By shaping the trees when they were young, LaGrande said they also learned the cuts were easier and they weren’t losing yield by removing fruiting wood.
The Truth About Topping
In 2014, Duncan began a trial that compared mechanical topping to untopped trees in a newly planted Nonpareil-Monterey orchard. Topped and untopped trees were subjected to various levels of initial scaffold selection and hand pruning. After the first year of training, the trees were minimally pruned thereafter. A completely untrained treatment served as a check.
Duncan said some growers believe that topping will help reduce tree lean, particularly in orchards along the windy Westside. But in his trial planted in the western part of Stanislaus County, that wasn’t the case.

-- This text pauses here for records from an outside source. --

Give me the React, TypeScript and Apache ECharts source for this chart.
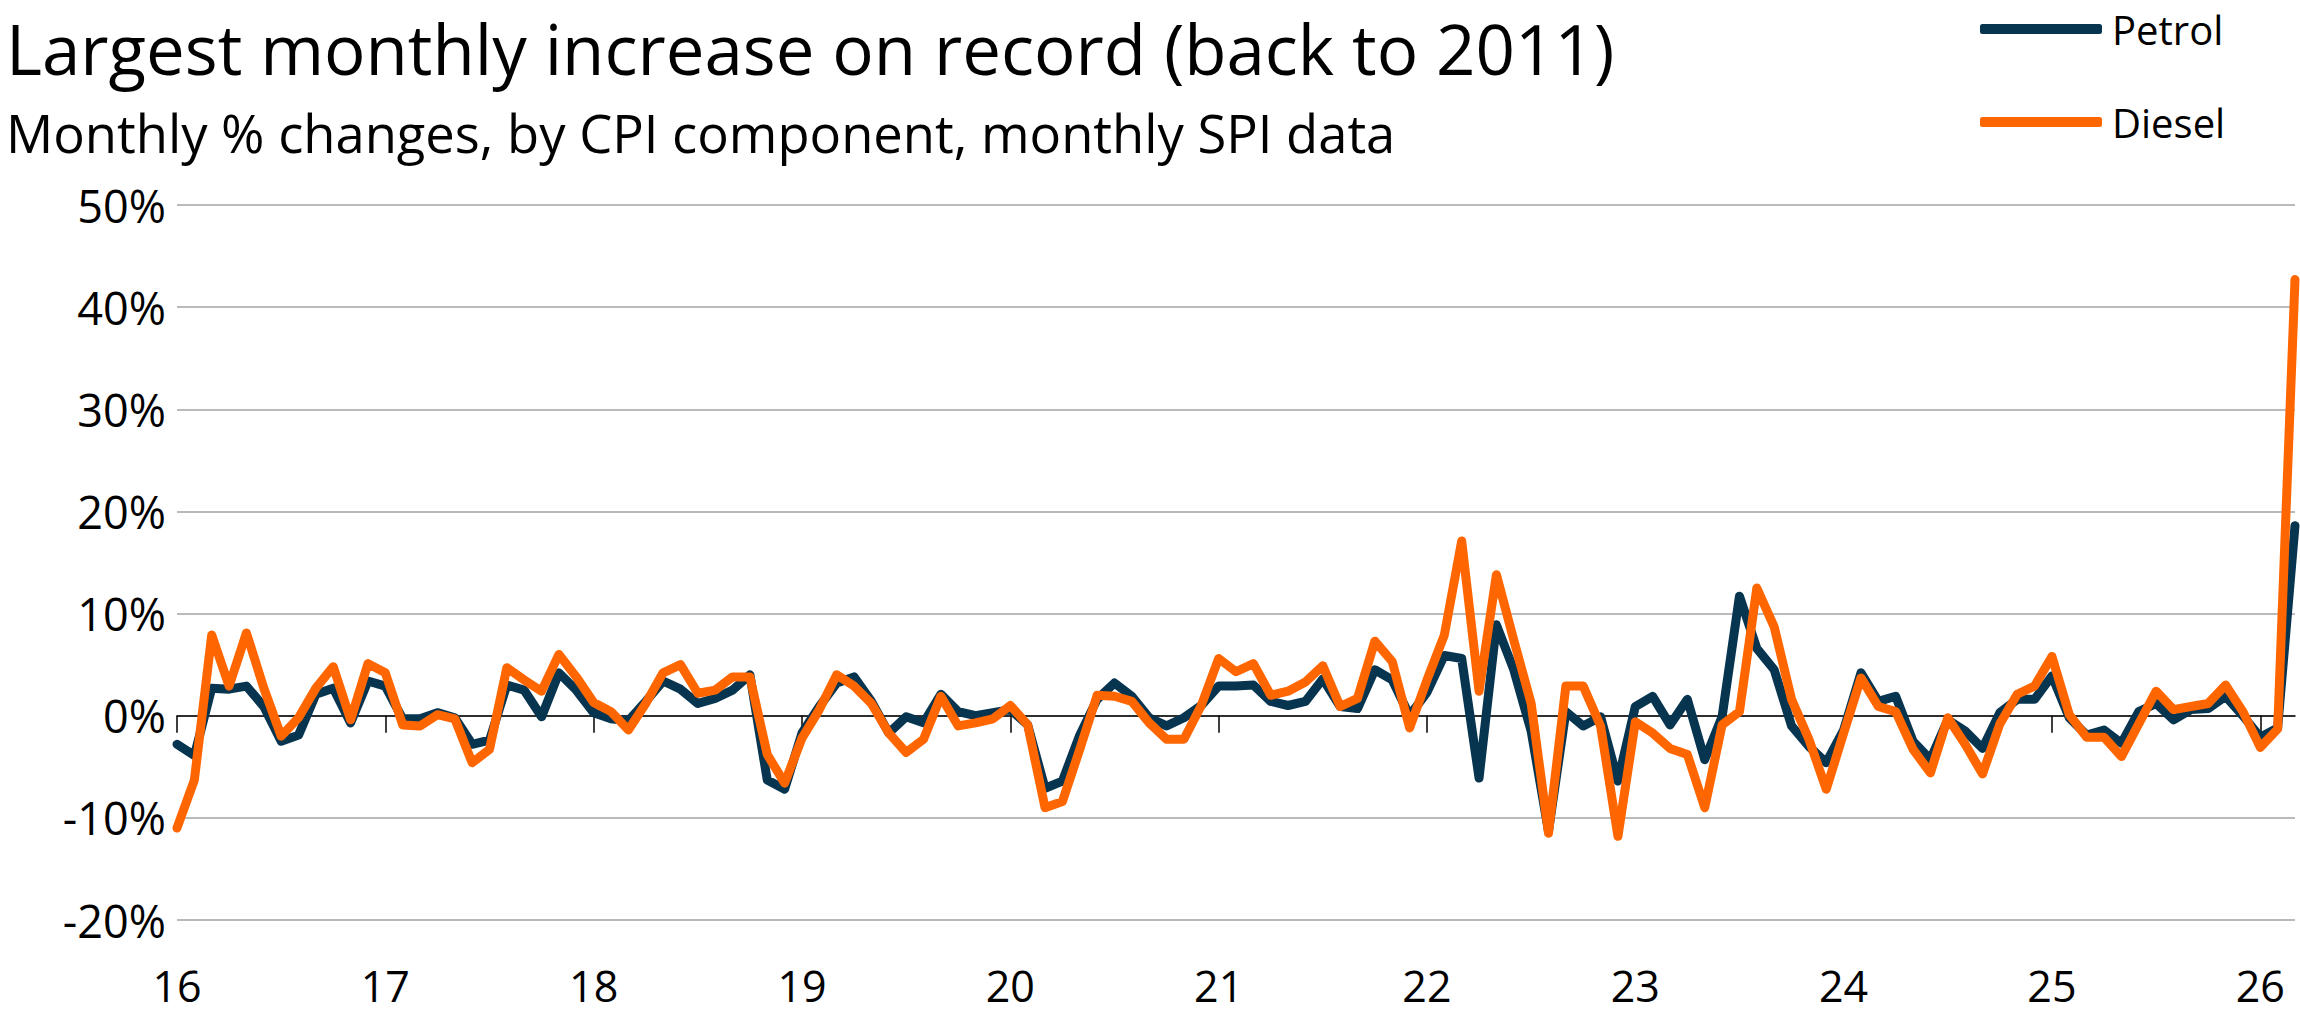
import React, { useEffect, useRef } from "react";
import * as echarts from "echarts";

// Monthly % changes, Jan 2016 – Mar 2026
const petrol: number[] = [
  -2.8, -3.9, 2.7, 2.6, 2.9, 0.9, -2.5, -1.9, 2.1, 2.7, -0.7, 3.4,
  2.9, -0.3, -0.3, 0.3, -0.2, -2.8, -2.4, 3.0, 2.5, -0.1, 4.2, 2.5,
  0.3, -0.3, -0.5, 1.4, 3.4, 2.6, 1.2, 1.7, 2.5, 4.0, -6.3, -7.2,
  -1.7, 0.9, 3.2, 3.8, 1.4, -1.7, -0.1, -0.7, 2.1, 0.4, 0.0, 0.3,
  0.6, -0.9, -7.1, -6.4, -1.9, 1.6, 3.2, 1.9, -0.2, -1.0, -0.2, 1.0,
  2.9, 2.9, 3.0, 1.4, 1.0, 1.4, 3.6, 0.9, 0.7, 4.5, 3.5, 0.0,
  2.3, 5.9, 5.6, -6.1, 8.9, 4.5, -1.5, -11.3, 0.4, -1.0, -0.1, -6.4,
  0.9, 1.9, -0.9, 1.6, -4.3, -0.1, 11.7, 6.6, 4.5, -1.0, -3.0, -4.6,
  -1.4, 4.2, 1.4, 1.9, -2.5, -4.3, -0.4, -1.5, -3.2, 0.3, 1.6, 1.6,
  3.9, -0.2, -1.9, -1.4, -2.7, 0.4, 1.2, -0.4, 0.6, 0.7, 1.9, 0.0,
  -2.1, -1.2, 18.6,
];

const diesel: number[] = [
  -11.0, -6.3, 7.9, 2.9, 8.1, 2.7, -2.0, -0.2, 2.7, 4.8, -0.4, 5.1,
  4.2, -0.9, -1.0, 0.1, -0.3, -4.6, -3.3, 4.7, 3.5, 2.4, 6.0, 3.8,
  1.3, 0.4, -1.4, 1.2, 4.2, 5.0, 2.2, 2.5, 3.8, 3.8, -3.8, -6.6,
  -2.2, 0.6, 4.0, 2.9, 1.2, -1.7, -3.6, -2.3, 1.9, -1.0, -0.7, -0.3,
  1.0, -0.9, -9.0, -8.4, -3.3, 2.0, 1.9, 1.4, -0.7, -2.3, -2.3, 1.0,
  5.6, 4.3, 5.1, 2.0, 2.4, 3.3, 4.9, 0.9, 1.7, 7.3, 5.3, -1.2,
  3.5, 7.9, 17.1, 2.4, 13.8, 7.4, 1.2, -11.5, 2.9, 2.9, -1.0, -11.8,
  -0.6, -1.7, -3.2, -3.8, -9.0, -0.9, 0.4, 12.5, 8.7, 1.6, -2.3, -7.2,
  -1.7, 3.7, 0.9, 0.4, -3.3, -5.6, -0.2, -2.8, -5.7, -0.8, 2.1, 2.9,
  5.8, 0.1, -2.1, -2.1, -4.0, -0.8, 2.4, 0.6, 0.9, 1.2, 3.0, 0.4,
  -3.1, -1.3, 42.7,
];

const yearLabels: string[] = ["16", "17", "18", "19", "20", "21", "22", "23", "24", "25", "26"];
const monthCodes: string[] = ["01", "02", "03", "04", "05", "06", "07", "08", "09", "10", "11", "12"];
const yTicks: number[] = [-20, -10, 0, 10, 20, 30, 40, 50];

const categories: string[] = yearLabels
  .flatMap((y) => monthCodes.map((m) => `${y}-${m}`))
  .slice(0, petrol.length);

const TITLE = "Largest monthly increase on record (back to 2011)";
const SUBTITLE = "Monthly % changes, by CPI component, monthly SPI data";

const FONT = "'Open Sans', 'Noto Sans', sans-serif";
const PETROL_COLOR = "#07344F";
const DIESEL_COLOR = "#FF6600";

export default function App() {
  const ref = useRef<HTMLDivElement>(null);

  useEffect(() => {
    if (!ref.current) return;
    const chart = echarts.init(ref.current, undefined, { renderer: "svg" });
    const isJan = (i: number) => i % 12 === 0;
    chart.setOption({
      animation: false,
      backgroundColor: "#ffffff",
      title: [
        {
          text: TITLE,
          left: 6,
          top: 13,
          padding: 0,
          textStyle: { fontFamily: FONT, fontSize: 69, fontWeight: "normal", color: "#000" },
        },
        {
          text: SUBTITLE,
          left: 6,
          top: 106,
          padding: 0,
          textStyle: { fontFamily: FONT, fontSize: 52.5, fontWeight: "normal", color: "#000" },
        },
      ],
      legend: {
        data: ["Petrol", "Diesel"],
        orient: "vertical",
        left: 1980,
        top: 9,
        padding: 0,
        itemWidth: 122,
        itemHeight: 10,
        itemGap: 53,
        icon: "roundRect",
        selectedMode: false,
        textStyle: { fontFamily: FONT, fontSize: 40, color: "#000", padding: [0, 0, 0, 5] },
      },
      grid: { left: 177, right: 5, top: 205, bottom: 96, containLabel: false },
      xAxis: [
        {
          type: "category",
          data: categories,
          boundaryGap: false,
          position: "bottom",
          axisLine: { show: false, onZero: false },
          axisTick: { show: false },
          splitLine: { show: false },
          axisLabel: {
            interval: (i: number) => isJan(i),
            formatter: (v: string) => (v.endsWith("-01") ? v.slice(0, 2) : ""),
            fontFamily: FONT,
            fontSize: 43,
            lineHeight: 34,
            color: "#000",
            margin: 48,
          },
        },
        {
          type: "category",
          data: categories,
          boundaryGap: false,
          position: "top",
          axisLine: { show: true, onZero: true, onZeroAxisIndex: 0, lineStyle: { color: "#000", width: 1.5 } },
          axisTick: {
            show: true,
            inside: true,
            length: 17,
            interval: (i: number) => isJan(i),
            lineStyle: { color: "#000", width: 1.5 },
          },
          axisLabel: { show: false },
          splitLine: { show: false },
        },
      ],
      yAxis: {
        type: "value",
        min: yTicks[0],
        max: yTicks[yTicks.length - 1],
        interval: 10,
        axisLine: { show: false },
        axisTick: { show: false },
        splitLine: { show: true, lineStyle: { color: "#A3A3A3", width: 1.5 } },
        axisLabel: {
          formatter: "{value}%",
          fontFamily: FONT,
          fontSize: 45,
          color: "#000",
          margin: 11,
        },
      },
      series: [
        {
          name: "Petrol",
          type: "line",
          xAxisIndex: 0,
          data: petrol,
          symbol: "none",
          showSymbol: false,
          color: PETROL_COLOR,
          itemStyle: { color: PETROL_COLOR },
          lineStyle: { color: PETROL_COLOR, width: 9, cap: "round", join: "round" },
          z: 3,
        },
        {
          name: "Diesel",
          type: "line",
          xAxisIndex: 0,
          data: diesel,
          symbol: "none",
          showSymbol: false,
          color: DIESEL_COLOR,
          itemStyle: { color: DIESEL_COLOR },
          lineStyle: { color: DIESEL_COLOR, width: 9, cap: "round", join: "round" },
          z: 4,
        },
      ],
    });
    return () => chart.dispose();
  }, []);

  return (
    <div
      ref={ref}
      style={{ position: "absolute", left: 0, top: 0, width: 2300, height: 1016 }}
    />
  );
}
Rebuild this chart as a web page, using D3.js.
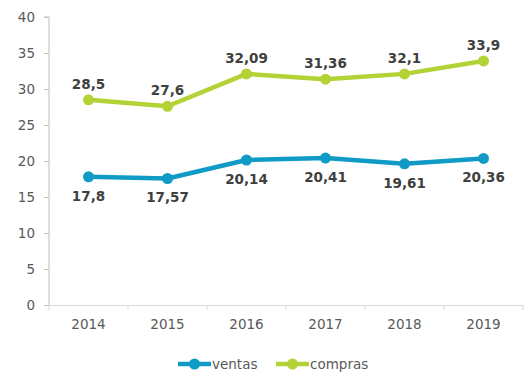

“Most of the leaning started during the first growing season before there’s any training or pruning done,” he said. Topping at the end of the first season did not result in straighter trees in this trial. “It may be more beneficial to make thinning cuts by hand earlier in the season if the goal is to reduce wind resistance.”
Other growers advocate topping as a way to manage tree height, creating shorter, bushier and more productive trees. That wasn’t the case in this trial either.
“You’re pruning off your most productive wood, which is at the top,” Duncan said. “You’re saving your less productive wood, which is at the bottom, and it just doesn’t seem to work.”
Although topping reduced tree height initially in the trial, topped trees were just as tall as untopped trees by the end of the next growing season.
Topping also resulted in vigorous shoot regrowth, creating a “crows nest” effect where the cuts occurred. Whether this will lead to more rapid shade-out of the lower canopy is unknown.
During the six years of the trial, Duncan said cumulative yields of topped Nonpareil trees, with or without follow-up scaffold selection by hand, were similar to trees conventionally trained by hand.
But mechanical topping reduced Monterey yields, especially in trees that had follow-up scaffold selection by hand. As in every other pruning trial, the best yields tended to come from the completely unpruned trees.